= Task to complete =
In the following material, identify every line holding the string "this" and return it.

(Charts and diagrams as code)
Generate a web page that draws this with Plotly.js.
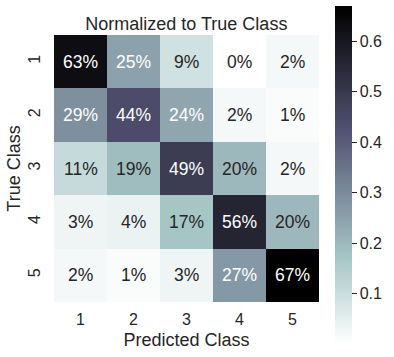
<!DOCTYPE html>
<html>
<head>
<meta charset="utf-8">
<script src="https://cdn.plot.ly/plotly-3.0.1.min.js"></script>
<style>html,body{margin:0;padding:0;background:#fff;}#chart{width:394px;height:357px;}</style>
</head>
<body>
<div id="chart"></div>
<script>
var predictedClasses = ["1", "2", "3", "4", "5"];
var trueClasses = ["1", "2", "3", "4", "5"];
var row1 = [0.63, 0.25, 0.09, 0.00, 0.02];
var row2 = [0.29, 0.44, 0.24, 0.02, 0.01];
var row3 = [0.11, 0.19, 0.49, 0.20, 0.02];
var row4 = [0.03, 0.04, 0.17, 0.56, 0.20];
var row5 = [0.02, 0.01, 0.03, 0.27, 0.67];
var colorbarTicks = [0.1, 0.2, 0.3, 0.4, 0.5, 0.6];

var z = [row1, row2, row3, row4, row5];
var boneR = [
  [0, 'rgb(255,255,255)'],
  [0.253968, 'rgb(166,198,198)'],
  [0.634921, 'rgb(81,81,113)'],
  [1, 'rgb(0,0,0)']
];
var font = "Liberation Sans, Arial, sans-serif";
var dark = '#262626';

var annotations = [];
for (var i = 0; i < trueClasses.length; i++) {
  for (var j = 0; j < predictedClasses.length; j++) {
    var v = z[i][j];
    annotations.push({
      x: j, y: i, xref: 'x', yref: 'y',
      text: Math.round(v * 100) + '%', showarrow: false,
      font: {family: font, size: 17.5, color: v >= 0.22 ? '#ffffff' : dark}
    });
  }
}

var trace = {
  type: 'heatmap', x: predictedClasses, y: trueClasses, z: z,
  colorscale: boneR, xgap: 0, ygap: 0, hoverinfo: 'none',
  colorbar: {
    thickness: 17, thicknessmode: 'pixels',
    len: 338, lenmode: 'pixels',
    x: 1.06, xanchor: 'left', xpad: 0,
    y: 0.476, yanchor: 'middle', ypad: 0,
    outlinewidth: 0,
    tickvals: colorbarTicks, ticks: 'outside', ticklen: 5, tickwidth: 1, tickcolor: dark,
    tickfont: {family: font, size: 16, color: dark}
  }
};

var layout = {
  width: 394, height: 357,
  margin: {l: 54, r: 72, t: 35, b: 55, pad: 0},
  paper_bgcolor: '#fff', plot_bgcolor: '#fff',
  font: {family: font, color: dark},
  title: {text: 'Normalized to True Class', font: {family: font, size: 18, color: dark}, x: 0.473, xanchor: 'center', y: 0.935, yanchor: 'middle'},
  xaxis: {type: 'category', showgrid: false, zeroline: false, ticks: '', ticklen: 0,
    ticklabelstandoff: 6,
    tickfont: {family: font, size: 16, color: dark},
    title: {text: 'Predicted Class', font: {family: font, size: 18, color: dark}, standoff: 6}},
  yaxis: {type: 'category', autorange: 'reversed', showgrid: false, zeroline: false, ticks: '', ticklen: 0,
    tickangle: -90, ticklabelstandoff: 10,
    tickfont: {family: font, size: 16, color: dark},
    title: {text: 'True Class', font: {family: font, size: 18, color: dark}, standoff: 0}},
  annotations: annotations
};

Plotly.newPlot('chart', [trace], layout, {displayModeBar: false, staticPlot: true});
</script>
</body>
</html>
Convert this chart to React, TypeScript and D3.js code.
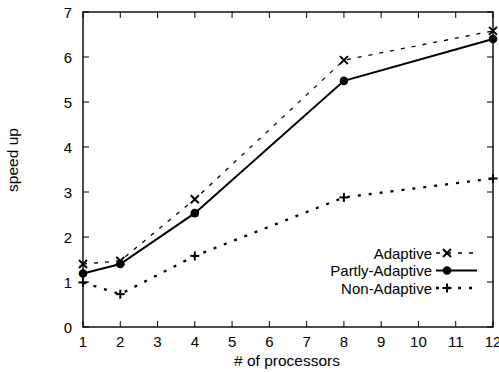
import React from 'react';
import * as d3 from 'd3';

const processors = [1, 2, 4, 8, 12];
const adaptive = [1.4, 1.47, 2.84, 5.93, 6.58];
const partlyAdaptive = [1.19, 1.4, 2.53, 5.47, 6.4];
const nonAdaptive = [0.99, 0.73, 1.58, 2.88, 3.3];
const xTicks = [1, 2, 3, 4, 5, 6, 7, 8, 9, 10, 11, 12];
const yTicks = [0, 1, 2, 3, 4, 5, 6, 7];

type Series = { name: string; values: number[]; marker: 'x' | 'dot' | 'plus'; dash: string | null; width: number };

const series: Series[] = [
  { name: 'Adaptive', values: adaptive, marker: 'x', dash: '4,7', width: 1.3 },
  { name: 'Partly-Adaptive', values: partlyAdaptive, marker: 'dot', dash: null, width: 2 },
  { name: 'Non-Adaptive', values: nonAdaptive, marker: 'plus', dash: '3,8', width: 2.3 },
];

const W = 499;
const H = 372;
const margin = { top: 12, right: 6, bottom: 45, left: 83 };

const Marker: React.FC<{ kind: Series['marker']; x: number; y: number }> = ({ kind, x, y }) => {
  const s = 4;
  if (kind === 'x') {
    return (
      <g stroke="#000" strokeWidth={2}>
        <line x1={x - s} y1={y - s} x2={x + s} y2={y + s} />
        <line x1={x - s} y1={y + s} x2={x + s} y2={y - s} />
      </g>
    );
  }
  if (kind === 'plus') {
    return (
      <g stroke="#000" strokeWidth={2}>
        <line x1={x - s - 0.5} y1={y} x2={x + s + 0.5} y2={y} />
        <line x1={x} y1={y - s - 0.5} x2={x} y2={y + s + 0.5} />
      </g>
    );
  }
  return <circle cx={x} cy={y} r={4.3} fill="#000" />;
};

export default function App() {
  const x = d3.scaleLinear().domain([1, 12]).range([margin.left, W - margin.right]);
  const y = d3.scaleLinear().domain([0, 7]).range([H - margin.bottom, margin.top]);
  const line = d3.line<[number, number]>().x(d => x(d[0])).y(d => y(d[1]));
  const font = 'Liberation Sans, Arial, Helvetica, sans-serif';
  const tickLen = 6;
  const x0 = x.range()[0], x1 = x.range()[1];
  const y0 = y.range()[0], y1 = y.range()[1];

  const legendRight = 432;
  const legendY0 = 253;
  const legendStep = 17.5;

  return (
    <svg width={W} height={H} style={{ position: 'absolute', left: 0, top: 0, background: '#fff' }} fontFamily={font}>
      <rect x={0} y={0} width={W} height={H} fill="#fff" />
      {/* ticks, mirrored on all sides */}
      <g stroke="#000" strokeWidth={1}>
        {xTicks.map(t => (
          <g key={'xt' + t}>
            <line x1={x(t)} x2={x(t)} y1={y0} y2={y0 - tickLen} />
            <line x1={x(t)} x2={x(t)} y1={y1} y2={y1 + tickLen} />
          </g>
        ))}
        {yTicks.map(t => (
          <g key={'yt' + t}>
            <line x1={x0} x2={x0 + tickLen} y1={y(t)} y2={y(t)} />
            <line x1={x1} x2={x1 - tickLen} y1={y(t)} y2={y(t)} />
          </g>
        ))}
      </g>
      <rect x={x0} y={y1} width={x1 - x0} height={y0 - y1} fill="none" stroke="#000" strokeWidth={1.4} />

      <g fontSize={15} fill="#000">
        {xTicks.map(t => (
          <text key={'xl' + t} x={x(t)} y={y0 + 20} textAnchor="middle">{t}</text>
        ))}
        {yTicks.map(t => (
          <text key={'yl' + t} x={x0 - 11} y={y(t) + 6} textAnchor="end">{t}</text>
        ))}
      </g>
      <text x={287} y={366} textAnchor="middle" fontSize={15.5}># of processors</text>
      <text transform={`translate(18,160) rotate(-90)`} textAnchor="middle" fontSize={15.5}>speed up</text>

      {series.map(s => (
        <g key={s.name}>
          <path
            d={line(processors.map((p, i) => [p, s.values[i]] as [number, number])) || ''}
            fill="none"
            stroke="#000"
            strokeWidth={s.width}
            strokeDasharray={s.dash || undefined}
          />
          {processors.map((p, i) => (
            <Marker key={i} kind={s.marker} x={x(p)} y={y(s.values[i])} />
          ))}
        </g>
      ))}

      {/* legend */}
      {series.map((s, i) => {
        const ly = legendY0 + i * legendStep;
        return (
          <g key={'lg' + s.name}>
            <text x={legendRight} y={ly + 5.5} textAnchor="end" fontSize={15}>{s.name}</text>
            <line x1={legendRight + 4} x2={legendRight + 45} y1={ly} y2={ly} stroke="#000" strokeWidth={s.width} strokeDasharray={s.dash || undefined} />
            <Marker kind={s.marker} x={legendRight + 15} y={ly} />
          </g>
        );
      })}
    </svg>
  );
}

= Finished exercise =
Generate a web page that draws this with Plotly.js.
Convert this chart to React, TypeScript and D3.js code.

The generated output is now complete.